Dataset rows:
* begin *

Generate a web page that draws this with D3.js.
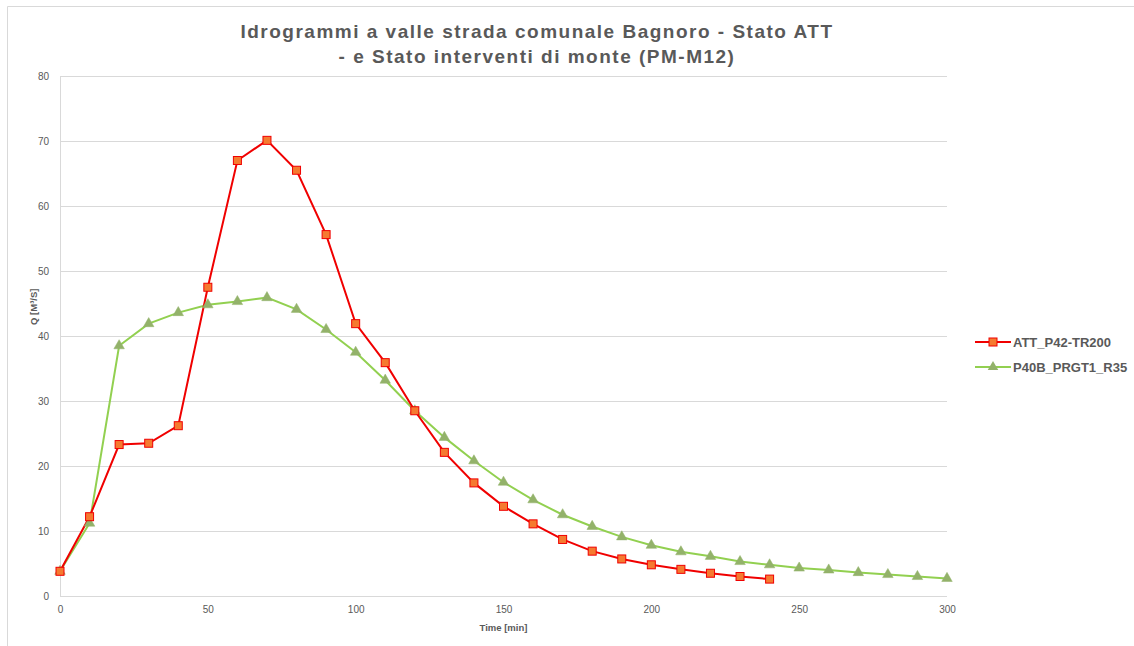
<!DOCTYPE html>
<html>
<head>
<meta charset="utf-8">
<script src="https://cdn.jsdelivr.net/npm/d3@7"></script>
<style>
  body { margin: 0; background: #fff; }
  text { font-family: "Liberation Sans", Arial, sans-serif; }
</style>
</head>
<body>
<svg id="chart"></svg>
<script>
const size = {w: 1134, h: 646};
const margin = {t: 76, r: 187, b: 50, l: 60};

// data
const time = d3.range(0, 301, 10);
const attValues = [3.8, 12.2, 23.3, 23.5, 26.2, 47.5, 67.0, 70.1, 65.5, 55.6, 41.9, 35.9, 28.5,
    22.1, 17.4, 13.8, 11.1, 8.7, 6.9, 5.7, 4.8, 4.1, 3.5, 3.0, 2.6];
const prgValues = [3.8, 11.2, 38.5, 41.9, 43.6, 44.8, 45.3, 45.9, 44.1, 41.0, 37.5, 33.2, 28.5,
    24.4, 20.8, 17.5, 14.8, 12.5, 10.7, 9.1, 7.8, 6.8, 6.1, 5.3, 4.8, 4.3, 4.0, 3.6, 3.3, 3.0, 2.7];
const seriesNames = ['ATT_P42-TR200', 'P40B_PRGT1_R35'];
const xTicks = [0, 50, 100, 150, 200, 250, 300];
const yTicks = [0, 10, 20, 30, 40, 50, 60, 70, 80];
const titleLines = ['Idrogrammi a valle strada comunale Bagnoro - Stato ATT',
    '- e Stato interventi di monte (PM-M12)'];

const svg = d3.select('svg#chart')
    .attr('width', size.w)
    .attr('height', size.h);

// frame (only top and left edges visible in the crop)
svg.append('line').attr('x1', 7.5).attr('x2', size.w).attr('y1', 6.5).attr('y2', 6.5)
    .attr('stroke', '#d9d9d9');
svg.append('line').attr('x1', 7.5).attr('x2', 7.5).attr('y1', 6.5).attr('y2', size.h)
    .attr('stroke', '#d9d9d9');

const w = size.w - margin.l - margin.r;
const h = size.h - margin.t - margin.b;

const x = d3.scaleLinear().domain([0, 300]).range([0, w]);
const y = d3.scaleLinear().domain([0, 80]).range([h, 0]);

const g = svg.append('g')
    .attr('transform', `translate(${margin.l}, ${margin.t})`);

// gridlines
g.append('g')
    .selectAll('line')
    .data(yTicks)
    .join('line')
    .attr('x1', 0)
    .attr('x2', w)
    .attr('y1', d => Math.round(y(d)) + 0.5)
    .attr('y2', d => Math.round(y(d)) + 0.5)
    .attr('stroke', '#d9d9d9');

g.append('line')
    .attr('x1', 0.5).attr('x2', 0.5)
    .attr('y1', 0).attr('y2', h)
    .attr('stroke', '#d9d9d9');

// axes
const yAxis = g.append('g')
    .call(d3.axisLeft(y).tickValues(yTicks).tickSize(0).tickPadding(11));
yAxis.select('.domain').remove();
yAxis.selectAll('text')
    .attr('fill', '#595959')
    .style('font-family', '"Liberation Sans Narrow", "Liberation Sans", sans-serif')
    .style('font-size', '10px');

const xAxis = g.append('g')
    .attr('transform', `translate(0, ${h})`)
    .call(d3.axisBottom(x).tickValues(xTicks).tickSize(0).tickPadding(10));
xAxis.select('.domain').remove();
xAxis.selectAll('text')
    .attr('fill', '#595959')
    .style('font-family', '"Liberation Sans Narrow", "Liberation Sans", sans-serif')
    .style('font-size', '10px');

// axis titles
g.append('text')
    .attr('x', x(150))
    .attr('y', h + 35)
    .attr('text-anchor', 'middle')
    .attr('fill', '#595959')
    .style('font-family', '"Liberation Sans Narrow", "Liberation Sans", sans-serif')
    .style('font-size', '9.5px')
    .style('font-weight', 'bold')
    .text('Time [min]');

g.append('text')
    .attr('transform', `translate(-23, ${y(44.5)}) rotate(-90)`)
    .attr('text-anchor', 'middle')
    .attr('fill', '#595959')
    .style('font-family', '"Liberation Sans Narrow", "Liberation Sans", sans-serif')
    .style('font-size', '9.5px')
    .style('font-weight', 'bold')
    .text('Q [M³/S]');

// title
svg.append('g')
    .selectAll('text')
    .data(titleLines)
    .join('text')
    .attr('x', 537)
    .attr('y', (d, i) => 38 + i * 25)
    .attr('text-anchor', 'middle')
    .attr('fill', '#595959')
    .style('font-size', '19px')
    .style('font-weight', 'bold')
    .style('letter-spacing', '1.5px')
    .text(d => d);

// lines
const line = d3.line()
    .x(d => x(d[0]))
    .y(d => y(d[1]));

const attData = attValues.map((v, i) => [time[i], v]);
const prgData = prgValues.map((v, i) => [time[i], v]);

const green = '#92d050';
const greenMark = '#93b26a';
const red = '#f00000';
const orange = '#f57a30';

g.append('path')
    .datum(prgData)
    .attr('d', line)
    .attr('fill', 'none')
    .attr('stroke', green)
    .attr('stroke-width', 2);

g.append('path')
    .datum(attData)
    .attr('d', line)
    .attr('fill', 'none')
    .attr('stroke', red)
    .attr('stroke-width', 2);

const tri = d3.symbol().type(d3.symbolTriangle).size(48);

g.append('g')
    .selectAll('path')
    .data(prgData)
    .join('path')
    .attr('d', tri)
    .attr('transform', d => `translate(${x(d[0])}, ${y(d[1])})`)
    .attr('fill', greenMark)
    .attr('stroke', greenMark)
    .attr('stroke-width', 0.5);

g.append('g')
    .selectAll('rect')
    .data(attData)
    .join('rect')
    .attr('x', d => x(d[0]) - 4)
    .attr('y', d => y(d[1]) - 4)
    .attr('width', 8)
    .attr('height', 8)
    .attr('fill', orange)
    .attr('stroke', red)
    .attr('stroke-width', 1);

// legend
const legend = svg.append('g')
    .attr('transform', 'translate(975, 342)');

const items = legend.selectAll('g')
    .data(seriesNames)
    .join('g')
    .attr('transform', (d, i) => `translate(0, ${i * 25})`);

items.append('line')
    .attr('x1', 0).attr('x2', 36)
    .attr('y1', 0).attr('y2', 0)
    .attr('stroke', (d, i) => i === 0 ? red : green)
    .attr('stroke-width', 2);

items.filter((d, i) => i === 0).append('rect')
    .attr('x', 14).attr('y', -4)
    .attr('width', 8).attr('height', 8)
    .attr('fill', orange)
    .attr('stroke', red);

items.filter((d, i) => i === 1).append('path')
    .attr('d', tri)
    .attr('transform', 'translate(18, 0)')
    .attr('fill', greenMark);

items.append('text')
    .attr('x', 38)
    .attr('y', 5)
    .attr('fill', '#595959')
    .style('font-size', '13px')
    .style('font-weight', 'bold')
    .text(d => d);
</script>
</body>
</html>
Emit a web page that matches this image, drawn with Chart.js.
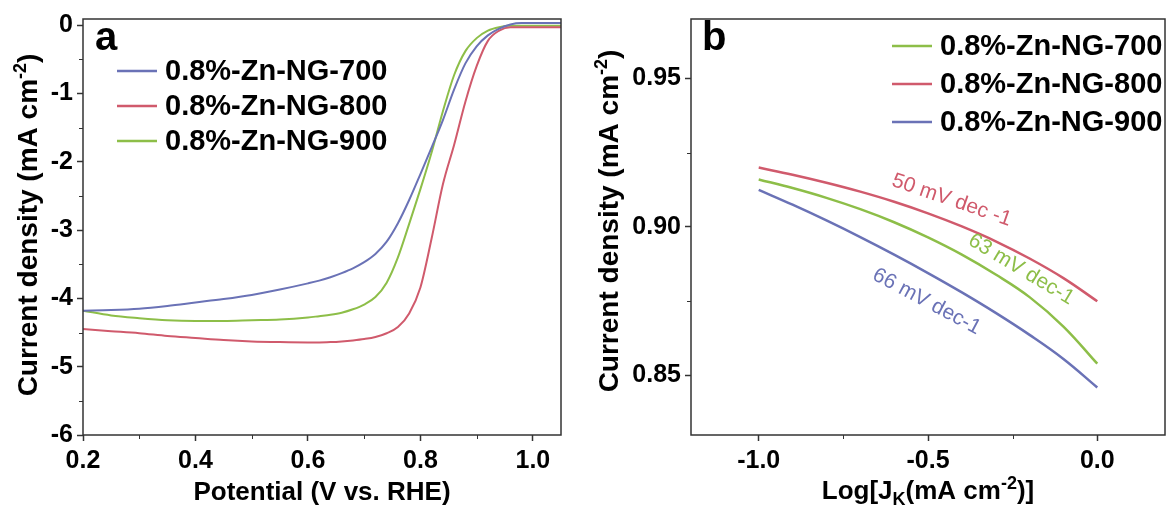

* end *

Problem statement:
Leave out the pictures and retype every line above exactly.

Response for this exercise:
Generate a web page that draws this with D3.js.
<!DOCTYPE html>
<html>
<head>
<meta charset="utf-8">
<script src="https://cdn.jsdelivr.net/npm/d3@7"></script>
<style>
  body { margin: 0; background: #fff; }
  text { font-family: "Liberation Sans", Arial, sans-serif; }
</style>
</head>
<body>
<svg id="chart"></svg>
<script>
const size = {w: 1134, h: 646};
const margin = {t: 76, r: 187, b: 50, l: 60};

// data
const time = d3.range(0, 301, 10);
const attValues = [3.8, 12.2, 23.3, 23.5, 26.2, 47.5, 67.0, 70.1, 65.5, 55.6, 41.9, 35.9, 28.5,
    22.1, 17.4, 13.8, 11.1, 8.7, 6.9, 5.7, 4.8, 4.1, 3.5, 3.0, 2.6];
const prgValues = [3.8, 11.2, 38.5, 41.9, 43.6, 44.8, 45.3, 45.9, 44.1, 41.0, 37.5, 33.2, 28.5,
    24.4, 20.8, 17.5, 14.8, 12.5, 10.7, 9.1, 7.8, 6.8, 6.1, 5.3, 4.8, 4.3, 4.0, 3.6, 3.3, 3.0, 2.7];
const seriesNames = ['ATT_P42-TR200', 'P40B_PRGT1_R35'];
const xTicks = [0, 50, 100, 150, 200, 250, 300];
const yTicks = [0, 10, 20, 30, 40, 50, 60, 70, 80];
const titleLines = ['Idrogrammi a valle strada comunale Bagnoro - Stato ATT',
    '- e Stato interventi di monte (PM-M12)'];

const svg = d3.select('svg#chart')
    .attr('width', size.w)
    .attr('height', size.h);

// frame (only top and left edges visible in the crop)
svg.append('line').attr('x1', 7.5).attr('x2', size.w).attr('y1', 6.5).attr('y2', 6.5)
    .attr('stroke', '#d9d9d9');
svg.append('line').attr('x1', 7.5).attr('x2', 7.5).attr('y1', 6.5).attr('y2', size.h)
    .attr('stroke', '#d9d9d9');

const w = size.w - margin.l - margin.r;
const h = size.h - margin.t - margin.b;

const x = d3.scaleLinear().domain([0, 300]).range([0, w]);
const y = d3.scaleLinear().domain([0, 80]).range([h, 0]);

const g = svg.append('g')
    .attr('transform', `translate(${margin.l}, ${margin.t})`);

// gridlines
g.append('g')
    .selectAll('line')
    .data(yTicks)
    .join('line')
    .attr('x1', 0)
    .attr('x2', w)
    .attr('y1', d => Math.round(y(d)) + 0.5)
    .attr('y2', d => Math.round(y(d)) + 0.5)
    .attr('stroke', '#d9d9d9');

g.append('line')
    .attr('x1', 0.5).attr('x2', 0.5)
    .attr('y1', 0).attr('y2', h)
    .attr('stroke', '#d9d9d9');

// axes
const yAxis = g.append('g')
    .call(d3.axisLeft(y).tickValues(yTicks).tickSize(0).tickPadding(11));
yAxis.select('.domain').remove();
yAxis.selectAll('text')
    .attr('fill', '#595959')
    .style('font-family', '"Liberation Sans Narrow", "Liberation Sans", sans-serif')
    .style('font-size', '10px');

const xAxis = g.append('g')
    .attr('transform', `translate(0, ${h})`)
    .call(d3.axisBottom(x).tickValues(xTicks).tickSize(0).tickPadding(10));
xAxis.select('.domain').remove();
xAxis.selectAll('text')
    .attr('fill', '#595959')
    .style('font-family', '"Liberation Sans Narrow", "Liberation Sans", sans-serif')
    .style('font-size', '10px');

// axis titles
g.append('text')
    .attr('x', x(150))
    .attr('y', h + 35)
    .attr('text-anchor', 'middle')
    .attr('fill', '#595959')
    .style('font-family', '"Liberation Sans Narrow", "Liberation Sans", sans-serif')
    .style('font-size', '9.5px')
    .style('font-weight', 'bold')
    .text('Time [min]');

g.append('text')
    .attr('transform', `translate(-23, ${y(44.5)}) rotate(-90)`)
    .attr('text-anchor', 'middle')
    .attr('fill', '#595959')
    .style('font-family', '"Liberation Sans Narrow", "Liberation Sans", sans-serif')
    .style('font-size', '9.5px')
    .style('font-weight', 'bold')
    .text('Q [M³/S]');

// title
svg.append('g')
    .selectAll('text')
    .data(titleLines)
    .join('text')
    .attr('x', 537)
    .attr('y', (d, i) => 38 + i * 25)
    .attr('text-anchor', 'middle')
    .attr('fill', '#595959')
    .style('font-size', '19px')
    .style('font-weight', 'bold')
    .style('letter-spacing', '1.5px')
    .text(d => d);

// lines
const line = d3.line()
    .x(d => x(d[0]))
    .y(d => y(d[1]));

const attData = attValues.map((v, i) => [time[i], v]);
const prgData = prgValues.map((v, i) => [time[i], v]);

const green = '#92d050';
const greenMark = '#93b26a';
const red = '#f00000';
const orange = '#f57a30';

g.append('path')
    .datum(prgData)
    .attr('d', line)
    .attr('fill', 'none')
    .attr('stroke', green)
    .attr('stroke-width', 2);

g.append('path')
    .datum(attData)
    .attr('d', line)
    .attr('fill', 'none')
    .attr('stroke', red)
    .attr('stroke-width', 2);

const tri = d3.symbol().type(d3.symbolTriangle).size(48);

g.append('g')
    .selectAll('path')
    .data(prgData)
    .join('path')
    .attr('d', tri)
    .attr('transform', d => `translate(${x(d[0])}, ${y(d[1])})`)
    .attr('fill', greenMark)
    .attr('stroke', greenMark)
    .attr('stroke-width', 0.5);

g.append('g')
    .selectAll('rect')
    .data(attData)
    .join('rect')
    .attr('x', d => x(d[0]) - 4)
    .attr('y', d => y(d[1]) - 4)
    .attr('width', 8)
    .attr('height', 8)
    .attr('fill', orange)
    .attr('stroke', red)
    .attr('stroke-width', 1);

// legend
const legend = svg.append('g')
    .attr('transform', 'translate(975, 342)');

const items = legend.selectAll('g')
    .data(seriesNames)
    .join('g')
    .attr('transform', (d, i) => `translate(0, ${i * 25})`);

items.append('line')
    .attr('x1', 0).attr('x2', 36)
    .attr('y1', 0).attr('y2', 0)
    .attr('stroke', (d, i) => i === 0 ? red : green)
    .attr('stroke-width', 2);

items.filter((d, i) => i === 0).append('rect')
    .attr('x', 14).attr('y', -4)
    .attr('width', 8).attr('height', 8)
    .attr('fill', orange)
    .attr('stroke', red);

items.filter((d, i) => i === 1).append('path')
    .attr('d', tri)
    .attr('transform', 'translate(18, 0)')
    .attr('fill', greenMark);

items.append('text')
    .attr('x', 38)
    .attr('y', 5)
    .attr('fill', '#595959')
    .style('font-size', '13px')
    .style('font-weight', 'bold')
    .text(d => d);
</script>
</body>
</html>
Emit a web page that matches this image, drawn with Chart.js.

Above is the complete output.